** Begin **

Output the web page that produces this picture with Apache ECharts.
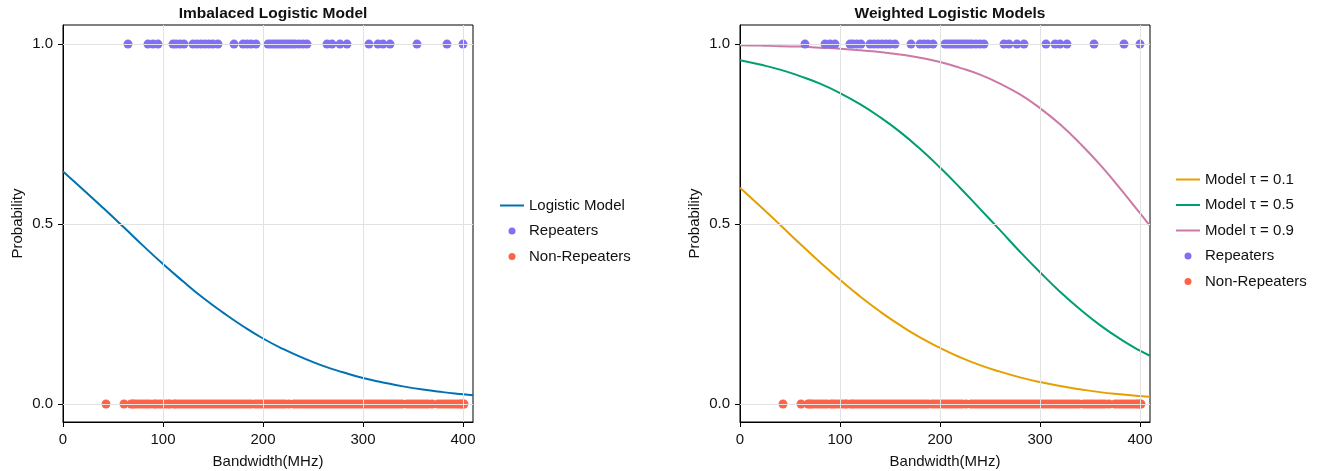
<!DOCTYPE html>
<html>
<head>
<meta charset="utf-8">
<title>Logistic models</title>
<script src="https://cdn.jsdelivr.net/npm/echarts@6/dist/echarts.min.js"></script>
<style>
  html, body { margin: 0; padding: 0; background: #fff; }
  #chart { width: 1320px; height: 471px; }
</style>
</head>
<body>
<div id="chart"></div>
<script>
// bandwidth (MHz) of the repeating sources, plotted at p = 1
var repeaterBw = [65, 85, 90, 95, 110, 113, 117, 121, 130, 134, 138, 142, 146, 150, 155,
  171, 180, 184, 188, 193, 205, 208, 211, 214, 217, 220, 223, 226, 229, 232, 236, 240, 244,
  264, 269, 277, 284, 306, 315, 320, 327, 354, 384, 400];

// bandwidth (MHz) of the non-repeaters, plotted at p = 0
var nonRepeaterBw = [43, 61, 68, 70, 72, 75, 78, 81, 84, 87,
  91, 93, 96, 99, 102, 105, 107,
  111, 113, 116, 119, 122, 125, 128, 131, 134, 137, 140, 143, 146, 149, 152, 155, 158, 161,
  164, 167, 170, 173, 176, 179, 182, 185, 188,
  192, 195, 198, 201, 204, 207, 210, 213, 216, 219, 222, 226,
  231, 234, 237, 240, 243, 246, 249, 252, 255, 258, 261, 264, 267, 270, 273, 276, 279, 282,
  285, 288, 291, 294, 297, 300, 303, 306, 309, 312, 315, 318, 321, 324, 327, 330, 333, 336, 339,
  344, 347, 350, 353, 356, 359, 362, 365, 369,
  375, 378, 381, 384, 387, 390, 393, 396, 398, 400, 401];

// model curves
var modelBw = [0, 20, 40, 60, 80, 100, 120, 140, 160, 180, 200, 220, 240, 260, 280, 300, 320, 340, 360, 380, 400, 410];
var logisticP = [0.646, 0.596, 0.545, 0.493, 0.440, 0.389, 0.341, 0.295, 0.254, 0.216, 0.182,
  0.153, 0.128, 0.106, 0.088, 0.072, 0.060, 0.049, 0.040, 0.033, 0.027, 0.024];
var tau01P = [0.601, 0.550, 0.498, 0.445, 0.394, 0.345, 0.299, 0.257, 0.219, 0.185, 0.156,
  0.130, 0.108, 0.090, 0.074, 0.061, 0.050, 0.041, 0.033, 0.027, 0.022, 0.020];
var tau05P = [0.955, 0.943, 0.929, 0.911, 0.890, 0.864, 0.833, 0.797, 0.756, 0.709, 0.657,
  0.601, 0.542, 0.483, 0.423, 0.366, 0.312, 0.263, 0.219, 0.181, 0.148, 0.134];
var tau09P = [0.997, 0.996, 0.994, 0.993, 0.990, 0.987, 0.983, 0.978, 0.971, 0.962, 0.950,
  0.934, 0.915, 0.890, 0.860, 0.822, 0.777, 0.724, 0.665, 0.599, 0.530, 0.495];

var xTicks = [0, 100, 200, 300, 400];
var yTicks = [0, 0.5, 1];
var xGrid = [100, 200, 300, 400];

var colors = {
  logistic: '#0072B2',
  tau01: '#E69F00',
  tau05: '#009E73',
  tau09: '#CC79A7',
  rep: '#8070F5',
  nonRep: '#FF6347'
};

function pairs(xs, ys) {
  return xs.map(function (x, i) { return [x, ys[i]]; });
}
function flat(xs, y) {
  return xs.map(function (x) { return [x, y]; });
}

var font = 'Liberation Sans';
var lineIcon = 'path://M0,0H24V2H0Z';

function xAxisFor(idx) {
  return {
    type: 'value', gridIndex: idx, min: 0, max: 410,
    name: 'Bandwidth(MHz)', nameLocation: 'middle', nameGap: 32,
    nameTextStyle: { fontSize: 15, color: '#111', fontFamily: font },
    axisLine: { show: true, onZero: false, lineStyle: { color: '#000', width: 1 } },
    axisTick: { show: true, inside: false, length: 5, customValues: xTicks, lineStyle: { color: '#000' } },
    axisLabel: { customValues: xTicks, fontSize: 15, color: '#111', margin: 10, fontFamily: font },
    splitLine: { show: false }
  };
}
function yAxisFor(idx) {
  return {
    type: 'value', gridIndex: idx, min: -0.05, max: 1.053,
    name: 'Probability', nameLocation: 'middle', nameGap: 38,
    nameTextStyle: { fontSize: 15, color: '#111', fontFamily: font },
    axisLine: { show: true, onZero: false, lineStyle: { color: '#000', width: 1 } },
    axisTick: { show: true, inside: false, length: 5, customValues: yTicks, lineStyle: { color: '#000' } },
    axisLabel: {
      customValues: yTicks, fontSize: 15, color: '#111', margin: 10, fontFamily: font,
      formatter: function (v) { return v.toFixed(1); }
    },
    splitLine: { show: false }
  };
}

// light grid lines behind everything
function gridLines(idx) {
  var d = yTicks.map(function (v) { return { yAxis: v }; })
    .concat(xGrid.map(function (v) { return { xAxis: v }; }));
  return {
    type: 'line', xAxisIndex: idx, yAxisIndex: idx, data: [], z: 0, silent: true,
    markLine: {
      silent: true, symbol: ['none', 'none'], label: { show: false }, animation: false,
      lineStyle: { color: '#e2e2e2', type: 'solid', width: 1 },
      emphasis: { disabled: true },
      data: d
    }
  };
}
function curve(idx, name, ys, color) {
  return {
    name: name, type: 'line', xAxisIndex: idx, yAxisIndex: idx,
    data: pairs(modelBw, ys), symbol: 'none', smooth: true,
    lineStyle: { color: color, width: 2 }, itemStyle: { color: color }, z: 2
  };
}
function dots(idx, name, xs, y, color) {
  return {
    name: name, type: 'scatter', xAxisIndex: idx, yAxisIndex: idx,
    data: flat(xs, y), symbol: 'circle', symbolSize: 9,
    itemStyle: { color: color, opacity: 1 }, z: 3
  };
}
function legendFor(lineNames, dotNames, left, top) {
  var items = lineNames.map(function (n) { return { name: n, icon: lineIcon }; })
    .concat(dotNames.map(function (n) { return { name: n, icon: 'circle' }; }));
  return {
    data: items, orient: 'vertical', left: left, top: top,
    itemWidth: 24, itemHeight: 7, itemGap: 10.5, selectedMode: false,
    textStyle: { fontSize: 15, color: '#111', fontFamily: font }
  };
}

var chart = echarts.init(document.getElementById('chart'), null, { renderer: 'canvas' });
chart.setOption({
  animation: false,
  backgroundColor: '#fff',
  textStyle: { fontFamily: font },
  title: [
    { text: 'Imbalaced Logistic Model', left: 268, top: 1, textAlign: 'center',
      textStyle: { fontSize: 15.5, fontWeight: 'bold', color: '#111', fontFamily: font } },
    { text: 'Weighted Logistic Models', left: 945, top: 1, textAlign: 'center',
      textStyle: { fontSize: 15.5, fontWeight: 'bold', color: '#111', fontFamily: font } }
  ],
  grid: [
    { left: 63, top: 25, width: 410, height: 397, show: true, borderColor: '#000', borderWidth: 1,
      backgroundColor: 'transparent', containLabel: false, outerBoundsMode: 'none' },
    { left: 740, top: 25, width: 410, height: 397, show: true, borderColor: '#000', borderWidth: 1,
      backgroundColor: 'transparent', containLabel: false, outerBoundsMode: 'none' }
  ],
  legend: [
    legendFor(['Logistic Model'], ['Repeaters', 'Non-Repeaters'], 495, 193),
    legendFor(['Model τ = 0.1', 'Model τ = 0.5', 'Model τ = 0.9'], ['Repeaters', 'Non-Repeaters'], 1171, 167)
  ],
  xAxis: [xAxisFor(0), xAxisFor(1)],
  yAxis: [yAxisFor(0), yAxisFor(1)],
  series: [
    gridLines(0),
    gridLines(1),
    curve(0, 'Logistic Model', logisticP, colors.logistic),
    dots(0, 'Repeaters', repeaterBw, 1, colors.rep),
    dots(0, 'Non-Repeaters', nonRepeaterBw, 0, colors.nonRep),
    curve(1, 'Model τ = 0.1', tau01P, colors.tau01),
    curve(1, 'Model τ = 0.5', tau05P, colors.tau05),
    curve(1, 'Model τ = 0.9', tau09P, colors.tau09),
    dots(1, 'Repeaters', repeaterBw, 1, colors.rep),
    dots(1, 'Non-Repeaters', nonRepeaterBw, 0, colors.nonRep)
  ]
});
</script>
</body>
</html>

** End **

DIRECTION
Look through the data above. Copy every line with the string "picture" in it.

CORRECT RESULT
Output the web page that produces this picture with Apache ECharts.

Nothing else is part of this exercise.